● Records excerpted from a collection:
+---+
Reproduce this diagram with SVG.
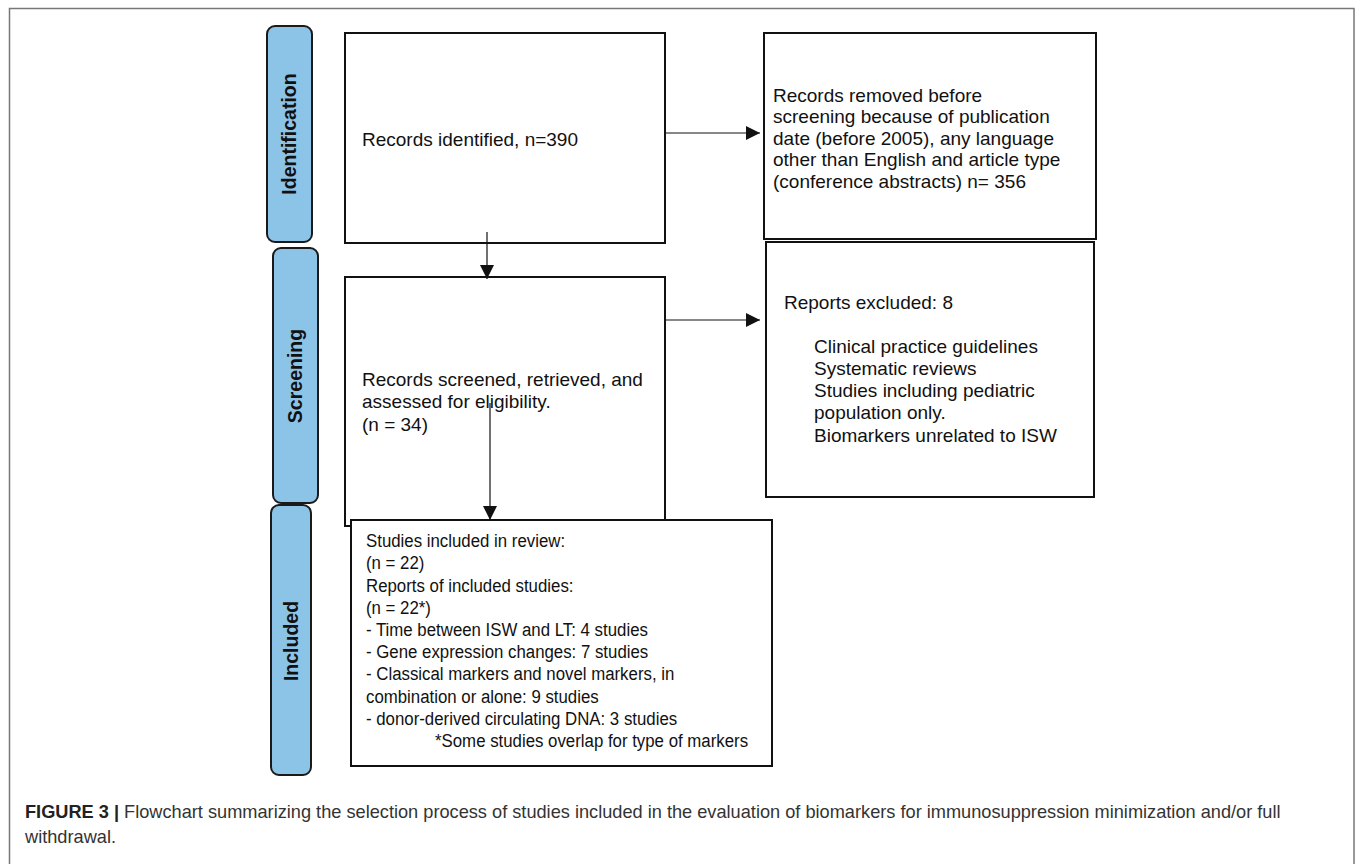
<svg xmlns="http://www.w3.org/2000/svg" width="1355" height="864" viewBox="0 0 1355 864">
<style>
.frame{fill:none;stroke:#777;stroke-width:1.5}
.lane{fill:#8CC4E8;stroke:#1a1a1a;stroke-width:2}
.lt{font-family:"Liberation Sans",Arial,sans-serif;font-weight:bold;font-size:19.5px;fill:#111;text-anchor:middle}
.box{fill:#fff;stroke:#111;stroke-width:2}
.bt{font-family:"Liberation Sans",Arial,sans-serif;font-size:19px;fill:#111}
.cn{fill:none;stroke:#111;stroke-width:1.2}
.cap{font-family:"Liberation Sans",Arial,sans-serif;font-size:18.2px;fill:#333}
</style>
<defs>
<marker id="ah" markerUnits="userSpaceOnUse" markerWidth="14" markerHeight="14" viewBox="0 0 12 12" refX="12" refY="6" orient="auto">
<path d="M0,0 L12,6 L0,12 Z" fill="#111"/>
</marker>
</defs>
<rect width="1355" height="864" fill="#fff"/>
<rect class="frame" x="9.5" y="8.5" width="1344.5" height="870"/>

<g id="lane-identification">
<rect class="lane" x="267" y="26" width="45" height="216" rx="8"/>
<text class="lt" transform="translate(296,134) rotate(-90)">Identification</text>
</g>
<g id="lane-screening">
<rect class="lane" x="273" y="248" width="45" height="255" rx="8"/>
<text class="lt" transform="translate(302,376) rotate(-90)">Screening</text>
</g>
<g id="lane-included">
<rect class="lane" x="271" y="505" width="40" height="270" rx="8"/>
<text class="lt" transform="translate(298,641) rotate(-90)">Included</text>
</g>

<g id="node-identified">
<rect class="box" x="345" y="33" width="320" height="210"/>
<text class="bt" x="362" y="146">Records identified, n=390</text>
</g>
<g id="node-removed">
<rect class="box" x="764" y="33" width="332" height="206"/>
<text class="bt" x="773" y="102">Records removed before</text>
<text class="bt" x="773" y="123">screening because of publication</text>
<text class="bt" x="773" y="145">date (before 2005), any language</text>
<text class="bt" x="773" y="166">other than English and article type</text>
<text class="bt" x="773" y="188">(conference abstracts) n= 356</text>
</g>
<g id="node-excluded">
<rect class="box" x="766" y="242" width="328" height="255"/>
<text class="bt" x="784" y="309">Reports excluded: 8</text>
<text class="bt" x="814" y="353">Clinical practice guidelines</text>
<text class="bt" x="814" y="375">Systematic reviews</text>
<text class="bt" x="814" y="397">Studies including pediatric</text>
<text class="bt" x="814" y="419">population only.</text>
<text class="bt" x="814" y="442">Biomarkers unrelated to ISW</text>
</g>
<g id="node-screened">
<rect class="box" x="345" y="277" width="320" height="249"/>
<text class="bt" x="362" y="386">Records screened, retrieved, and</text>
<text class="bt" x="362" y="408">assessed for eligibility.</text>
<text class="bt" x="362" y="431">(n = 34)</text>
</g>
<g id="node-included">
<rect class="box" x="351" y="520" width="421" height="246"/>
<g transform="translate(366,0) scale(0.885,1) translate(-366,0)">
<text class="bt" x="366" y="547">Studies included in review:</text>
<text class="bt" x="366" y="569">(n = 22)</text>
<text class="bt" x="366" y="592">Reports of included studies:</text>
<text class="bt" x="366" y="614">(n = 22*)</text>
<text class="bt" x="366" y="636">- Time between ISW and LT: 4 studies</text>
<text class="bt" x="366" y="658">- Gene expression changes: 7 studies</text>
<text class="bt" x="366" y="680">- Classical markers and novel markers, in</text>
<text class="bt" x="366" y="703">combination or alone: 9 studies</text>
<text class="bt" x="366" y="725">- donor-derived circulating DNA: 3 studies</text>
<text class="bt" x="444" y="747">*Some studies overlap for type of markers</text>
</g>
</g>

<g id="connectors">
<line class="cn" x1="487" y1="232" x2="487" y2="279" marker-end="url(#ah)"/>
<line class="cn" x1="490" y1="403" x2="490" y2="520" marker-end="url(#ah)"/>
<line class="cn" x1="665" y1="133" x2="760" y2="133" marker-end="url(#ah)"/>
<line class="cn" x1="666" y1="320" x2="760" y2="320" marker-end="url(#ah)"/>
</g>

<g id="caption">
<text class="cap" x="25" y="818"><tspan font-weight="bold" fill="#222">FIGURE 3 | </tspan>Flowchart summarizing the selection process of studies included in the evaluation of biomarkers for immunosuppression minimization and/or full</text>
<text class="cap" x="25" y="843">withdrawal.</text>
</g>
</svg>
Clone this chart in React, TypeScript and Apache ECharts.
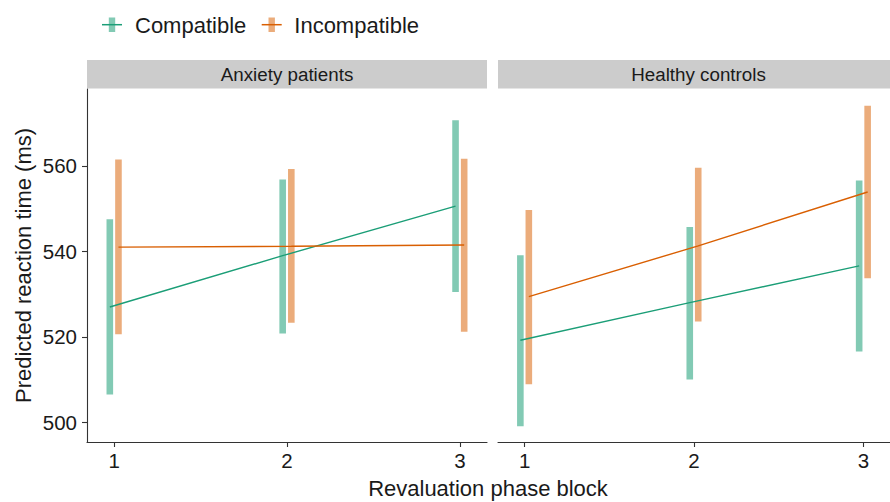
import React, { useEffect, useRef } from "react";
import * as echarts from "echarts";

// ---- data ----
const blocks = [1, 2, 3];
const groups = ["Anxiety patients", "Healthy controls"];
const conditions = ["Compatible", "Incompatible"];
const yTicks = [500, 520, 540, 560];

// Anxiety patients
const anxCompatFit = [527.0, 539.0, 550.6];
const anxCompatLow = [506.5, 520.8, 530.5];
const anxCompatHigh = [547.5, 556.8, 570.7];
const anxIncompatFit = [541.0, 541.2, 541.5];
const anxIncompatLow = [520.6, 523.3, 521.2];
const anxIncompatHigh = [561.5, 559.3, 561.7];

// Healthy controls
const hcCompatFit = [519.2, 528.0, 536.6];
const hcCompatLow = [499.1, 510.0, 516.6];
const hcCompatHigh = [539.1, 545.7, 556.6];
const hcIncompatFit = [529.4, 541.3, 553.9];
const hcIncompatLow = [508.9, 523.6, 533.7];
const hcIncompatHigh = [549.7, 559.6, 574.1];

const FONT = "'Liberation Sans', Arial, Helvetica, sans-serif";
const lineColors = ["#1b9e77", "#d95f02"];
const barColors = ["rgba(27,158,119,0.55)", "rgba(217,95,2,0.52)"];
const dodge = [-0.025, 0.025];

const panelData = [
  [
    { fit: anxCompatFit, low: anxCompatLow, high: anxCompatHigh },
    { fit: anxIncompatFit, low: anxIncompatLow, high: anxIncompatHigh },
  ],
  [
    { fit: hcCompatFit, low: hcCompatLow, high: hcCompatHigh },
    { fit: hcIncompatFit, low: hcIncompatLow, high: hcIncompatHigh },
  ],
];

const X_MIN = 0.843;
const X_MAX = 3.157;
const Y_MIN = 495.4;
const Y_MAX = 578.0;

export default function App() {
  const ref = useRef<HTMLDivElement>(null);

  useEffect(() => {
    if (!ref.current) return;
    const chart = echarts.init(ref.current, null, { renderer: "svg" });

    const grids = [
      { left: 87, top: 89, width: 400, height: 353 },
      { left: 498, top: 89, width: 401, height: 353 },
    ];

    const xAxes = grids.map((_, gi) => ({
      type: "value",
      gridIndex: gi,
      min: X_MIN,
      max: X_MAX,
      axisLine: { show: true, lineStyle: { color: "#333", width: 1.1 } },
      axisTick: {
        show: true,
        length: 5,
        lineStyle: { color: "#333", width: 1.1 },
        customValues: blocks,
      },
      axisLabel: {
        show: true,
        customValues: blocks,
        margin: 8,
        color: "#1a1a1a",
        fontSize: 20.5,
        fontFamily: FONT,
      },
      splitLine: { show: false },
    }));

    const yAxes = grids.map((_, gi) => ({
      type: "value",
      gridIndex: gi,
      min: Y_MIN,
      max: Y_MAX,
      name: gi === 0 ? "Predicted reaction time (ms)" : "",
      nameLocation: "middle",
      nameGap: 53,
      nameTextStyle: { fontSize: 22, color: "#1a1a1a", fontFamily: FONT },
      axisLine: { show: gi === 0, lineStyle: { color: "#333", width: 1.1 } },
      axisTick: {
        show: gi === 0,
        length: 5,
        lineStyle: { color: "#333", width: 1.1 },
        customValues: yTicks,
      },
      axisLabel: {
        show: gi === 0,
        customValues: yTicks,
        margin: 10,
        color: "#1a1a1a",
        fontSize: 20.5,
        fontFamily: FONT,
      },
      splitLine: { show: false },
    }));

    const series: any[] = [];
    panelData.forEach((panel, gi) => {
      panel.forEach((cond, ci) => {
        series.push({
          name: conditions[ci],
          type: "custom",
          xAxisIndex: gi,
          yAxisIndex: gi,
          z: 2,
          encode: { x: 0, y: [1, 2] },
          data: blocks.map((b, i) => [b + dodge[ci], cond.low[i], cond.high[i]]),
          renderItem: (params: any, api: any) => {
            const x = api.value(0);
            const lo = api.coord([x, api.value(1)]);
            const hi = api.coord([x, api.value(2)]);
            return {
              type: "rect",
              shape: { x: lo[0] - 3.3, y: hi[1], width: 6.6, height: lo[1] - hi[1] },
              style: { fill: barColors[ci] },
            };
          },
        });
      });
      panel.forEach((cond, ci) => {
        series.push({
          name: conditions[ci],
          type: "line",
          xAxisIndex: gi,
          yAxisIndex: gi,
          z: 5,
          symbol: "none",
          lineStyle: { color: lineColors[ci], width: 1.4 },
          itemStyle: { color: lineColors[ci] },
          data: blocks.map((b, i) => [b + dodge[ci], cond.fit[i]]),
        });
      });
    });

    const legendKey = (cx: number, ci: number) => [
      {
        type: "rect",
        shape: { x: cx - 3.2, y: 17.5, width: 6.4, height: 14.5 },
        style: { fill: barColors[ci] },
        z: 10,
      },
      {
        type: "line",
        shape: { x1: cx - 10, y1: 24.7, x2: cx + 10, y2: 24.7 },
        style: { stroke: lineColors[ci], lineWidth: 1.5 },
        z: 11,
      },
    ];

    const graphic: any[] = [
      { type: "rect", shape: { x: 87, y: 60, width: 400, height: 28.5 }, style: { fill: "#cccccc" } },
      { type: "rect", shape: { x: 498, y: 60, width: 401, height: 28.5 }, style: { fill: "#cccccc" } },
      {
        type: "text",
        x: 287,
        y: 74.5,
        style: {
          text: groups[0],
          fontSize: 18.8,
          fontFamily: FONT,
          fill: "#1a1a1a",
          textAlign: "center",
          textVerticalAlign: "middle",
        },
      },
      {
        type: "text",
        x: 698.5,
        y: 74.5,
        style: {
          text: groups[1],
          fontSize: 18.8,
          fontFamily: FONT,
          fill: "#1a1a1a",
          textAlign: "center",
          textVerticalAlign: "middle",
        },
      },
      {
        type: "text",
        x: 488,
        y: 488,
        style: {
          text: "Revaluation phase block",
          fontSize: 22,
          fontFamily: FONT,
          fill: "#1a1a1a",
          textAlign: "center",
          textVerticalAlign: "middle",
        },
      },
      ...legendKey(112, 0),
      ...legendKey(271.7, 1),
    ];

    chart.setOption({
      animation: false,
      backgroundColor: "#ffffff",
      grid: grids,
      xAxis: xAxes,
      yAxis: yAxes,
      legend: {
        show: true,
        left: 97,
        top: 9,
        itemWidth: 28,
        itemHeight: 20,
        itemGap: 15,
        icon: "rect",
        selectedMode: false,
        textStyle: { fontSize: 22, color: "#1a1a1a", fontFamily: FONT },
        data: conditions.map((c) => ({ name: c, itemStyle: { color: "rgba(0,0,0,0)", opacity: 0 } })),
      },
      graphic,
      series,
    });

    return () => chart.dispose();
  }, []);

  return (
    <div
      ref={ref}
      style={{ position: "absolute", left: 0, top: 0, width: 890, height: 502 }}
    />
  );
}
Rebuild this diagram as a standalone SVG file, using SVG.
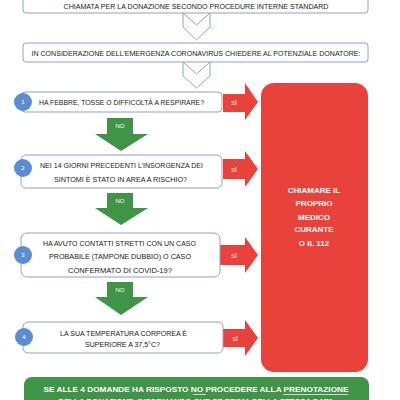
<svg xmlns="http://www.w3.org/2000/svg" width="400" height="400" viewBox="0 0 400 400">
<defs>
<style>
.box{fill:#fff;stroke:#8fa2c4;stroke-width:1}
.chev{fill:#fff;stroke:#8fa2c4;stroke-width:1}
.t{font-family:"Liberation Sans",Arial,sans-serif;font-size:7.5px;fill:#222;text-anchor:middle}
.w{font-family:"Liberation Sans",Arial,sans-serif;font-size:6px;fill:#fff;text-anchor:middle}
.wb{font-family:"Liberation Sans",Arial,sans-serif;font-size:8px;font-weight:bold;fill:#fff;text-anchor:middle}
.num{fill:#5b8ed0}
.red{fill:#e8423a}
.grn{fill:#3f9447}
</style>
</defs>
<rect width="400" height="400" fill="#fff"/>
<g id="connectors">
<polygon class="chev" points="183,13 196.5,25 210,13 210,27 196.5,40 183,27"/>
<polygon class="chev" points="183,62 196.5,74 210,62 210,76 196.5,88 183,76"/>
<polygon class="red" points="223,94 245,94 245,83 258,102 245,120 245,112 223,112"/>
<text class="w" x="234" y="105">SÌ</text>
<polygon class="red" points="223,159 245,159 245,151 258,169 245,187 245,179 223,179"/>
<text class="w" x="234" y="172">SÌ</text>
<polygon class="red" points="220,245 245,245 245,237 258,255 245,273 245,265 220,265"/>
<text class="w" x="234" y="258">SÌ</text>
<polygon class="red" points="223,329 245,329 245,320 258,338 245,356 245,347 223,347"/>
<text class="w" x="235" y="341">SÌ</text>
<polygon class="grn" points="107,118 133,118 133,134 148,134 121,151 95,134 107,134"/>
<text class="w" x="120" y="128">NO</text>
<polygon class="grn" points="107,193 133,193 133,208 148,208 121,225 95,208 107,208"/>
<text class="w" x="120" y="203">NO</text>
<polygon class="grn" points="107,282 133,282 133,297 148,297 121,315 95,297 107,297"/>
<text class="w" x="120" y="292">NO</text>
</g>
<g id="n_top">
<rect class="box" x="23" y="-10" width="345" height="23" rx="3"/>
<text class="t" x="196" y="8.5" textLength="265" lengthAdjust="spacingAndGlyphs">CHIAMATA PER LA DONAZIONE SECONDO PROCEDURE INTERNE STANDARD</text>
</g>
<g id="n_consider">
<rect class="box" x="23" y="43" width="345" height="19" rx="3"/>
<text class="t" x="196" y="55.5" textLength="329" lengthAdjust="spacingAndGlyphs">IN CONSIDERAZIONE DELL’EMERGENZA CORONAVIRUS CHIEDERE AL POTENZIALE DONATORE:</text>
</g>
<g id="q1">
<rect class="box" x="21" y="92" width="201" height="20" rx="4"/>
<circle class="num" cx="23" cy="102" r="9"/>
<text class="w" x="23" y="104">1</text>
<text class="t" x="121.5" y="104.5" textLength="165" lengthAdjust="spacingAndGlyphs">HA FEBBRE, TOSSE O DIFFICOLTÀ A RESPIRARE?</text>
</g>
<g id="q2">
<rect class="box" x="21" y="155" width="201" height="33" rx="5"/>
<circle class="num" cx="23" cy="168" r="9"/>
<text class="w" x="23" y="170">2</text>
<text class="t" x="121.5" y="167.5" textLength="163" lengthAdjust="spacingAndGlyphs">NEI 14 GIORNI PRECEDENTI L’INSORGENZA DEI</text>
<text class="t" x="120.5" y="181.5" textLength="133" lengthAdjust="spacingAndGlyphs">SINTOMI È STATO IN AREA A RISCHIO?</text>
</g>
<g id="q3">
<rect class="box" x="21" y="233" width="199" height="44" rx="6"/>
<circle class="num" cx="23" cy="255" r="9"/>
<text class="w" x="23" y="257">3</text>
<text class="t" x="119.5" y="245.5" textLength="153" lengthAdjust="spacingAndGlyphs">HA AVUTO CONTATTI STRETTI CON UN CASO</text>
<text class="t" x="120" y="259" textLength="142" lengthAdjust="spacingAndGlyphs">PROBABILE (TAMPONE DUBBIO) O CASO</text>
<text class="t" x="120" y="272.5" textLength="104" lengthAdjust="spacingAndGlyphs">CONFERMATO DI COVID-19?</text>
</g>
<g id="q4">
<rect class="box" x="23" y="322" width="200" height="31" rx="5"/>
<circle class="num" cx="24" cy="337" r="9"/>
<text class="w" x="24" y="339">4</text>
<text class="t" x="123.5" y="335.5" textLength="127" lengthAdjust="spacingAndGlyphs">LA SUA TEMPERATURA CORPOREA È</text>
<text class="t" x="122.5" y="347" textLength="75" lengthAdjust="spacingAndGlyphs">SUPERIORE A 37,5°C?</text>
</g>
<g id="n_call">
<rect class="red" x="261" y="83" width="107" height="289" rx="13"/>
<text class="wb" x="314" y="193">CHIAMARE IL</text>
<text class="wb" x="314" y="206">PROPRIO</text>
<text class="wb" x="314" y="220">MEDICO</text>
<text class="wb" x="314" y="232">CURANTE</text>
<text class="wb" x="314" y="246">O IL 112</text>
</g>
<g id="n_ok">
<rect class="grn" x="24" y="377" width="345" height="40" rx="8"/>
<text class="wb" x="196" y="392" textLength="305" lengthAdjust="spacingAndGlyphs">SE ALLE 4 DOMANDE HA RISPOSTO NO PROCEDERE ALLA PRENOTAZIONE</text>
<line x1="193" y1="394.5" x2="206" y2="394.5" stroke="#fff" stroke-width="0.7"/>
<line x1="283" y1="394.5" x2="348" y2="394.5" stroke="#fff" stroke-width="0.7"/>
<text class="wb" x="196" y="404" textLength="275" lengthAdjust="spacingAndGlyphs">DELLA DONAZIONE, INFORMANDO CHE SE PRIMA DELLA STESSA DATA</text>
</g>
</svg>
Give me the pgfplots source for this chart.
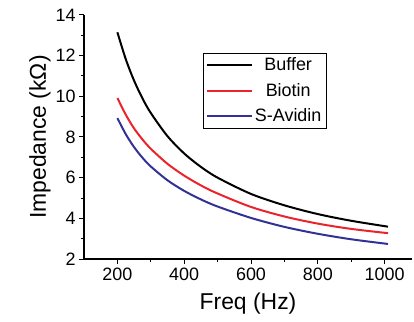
+---+
● DIRECTIONS:
Copy, exactly as they stand, the lines from the one that holds "Clone this chart" to the one that holds "const yTicks = [500, 520, 540, 560];", both included, and drop every picture.

● FINISHED EXERCISE:
Clone this chart in React, TypeScript and Apache ECharts.
import React, { useEffect, useRef } from "react";
import * as echarts from "echarts";

// ---- data ----
const blocks = [1, 2, 3];
const groups = ["Anxiety patients", "Healthy controls"];
const conditions = ["Compatible", "Incompatible"];
const yTicks = [500, 520, 540, 560];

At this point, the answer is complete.